テーマにしたのはポーラ美術館所蔵のモネとマチスの作品。作家、作品名、絵のもつ背景など一切の情報や先入観なしに、まずは絵をじっと「見る」皆さん。最初は遠慮がちに「緑がきれい」「ここの形が不思議」など感想を述べていましたが、「それはどうしてだと思いますか?」「ここはどうですか?」と今井さんが投げかける質問に答えるうちに、「多分ここはこんな場所で」「光がこちらから当たっているから作者はここから見ていて」など、どんどん想像が膨らんでいきます。さらに他の人の感じ方を「聞く」ことで、新たな意見も生まれます。
「最初は平面だった絵が、対話を繰り返すことで、空間やストーリーが広がり立体的になってきましたね。これが対話鑑賞の楽しさの1つなんです」と今井さん。さらにその場に展示されていたフラワーアーティストの東 信さんの作品を鑑賞。「最初に感じたこと、思いついた言葉」「美しいところ、不思議なところ」「タイトルをつけるとしたら?ストーリーは?」「どこに置いてみたいか」などを視点にしながら、感じたことをポストイットに書き出してボードに貼り付け、なぜそう思ったか、感じたかをみんなで自由に語り合う楽しさを体験しました。ここでは今井さんのファシリテートがなかったにもかかわらず、皆さんのワードは個性的!そして想像力が豊か!アートへの接し方の壁を越え、皆さんの中の何かが「ひらかれた」瞬間でした。
「今日はアート鑑賞の方法としての『見る』『話す』『聞く』を体験していただきました。でも実はこの方法、日常生活にも応用できるんです。例えば仕事のシーン。大人になって経験値が上がるほど、既成概念にとらわれて答えが見えなくなることってありますよね。そんな時、知識を一度隣に置いて、素直に直感力で物事を見る、それを分析して言語化して伝える、その場の人と共有するとさらに深い何かが見えてくる。理論と合理性が優先される時代の中で、こういう手法をもう一度見直すことはとても大切だと思うんです。実際に、このワークショップは企業研修としてビジネスパーソン向けに行うことも多いんですよ」と今井さん。「見る」「話す」「聞く」というシンプルな方法に立ち返ることで、美術鑑賞はもちろん、日常生活にも新しい何かが「ひらかれて」いくのかもしれません。

  • このレポートは11月18日のものです。
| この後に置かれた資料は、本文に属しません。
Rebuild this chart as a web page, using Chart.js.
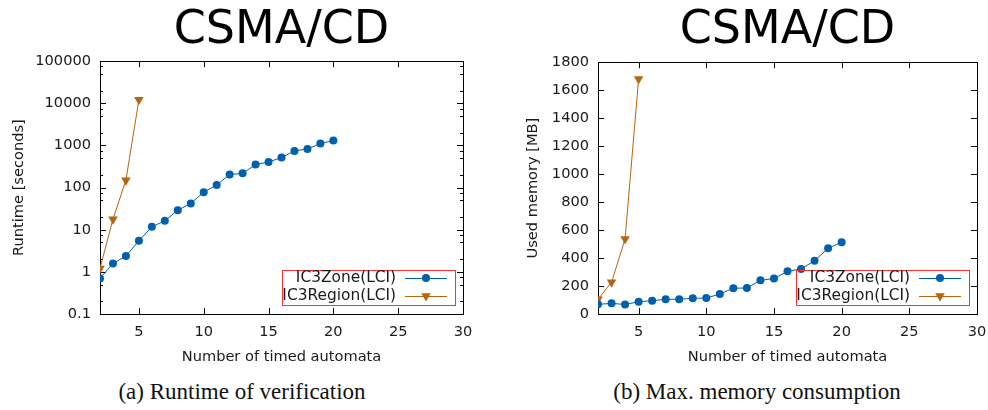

ワークショップで使用する絵画やアート作品は日にちにより異なります。
今井 敬子さん

SPEAKER

ポーラ美術館学芸課長。専門はフランス美術をはじめとする20世紀美術。展覧会『アンリ・ルソー パリの空の下で』『紙片の宇宙:シャガール、マティス、ミロ、ダリの挿絵本』『ルソー、フジタ、写真家アジェのパリ—境界線への視線』『ピカソとシャガール』を担当。ポーラ美術館のオープン以来、教育普及活動も担当し、子ども向けの対話型ギャラリートークや、ビジネスパーソン向けのワークショップなどの開催にも取り組む。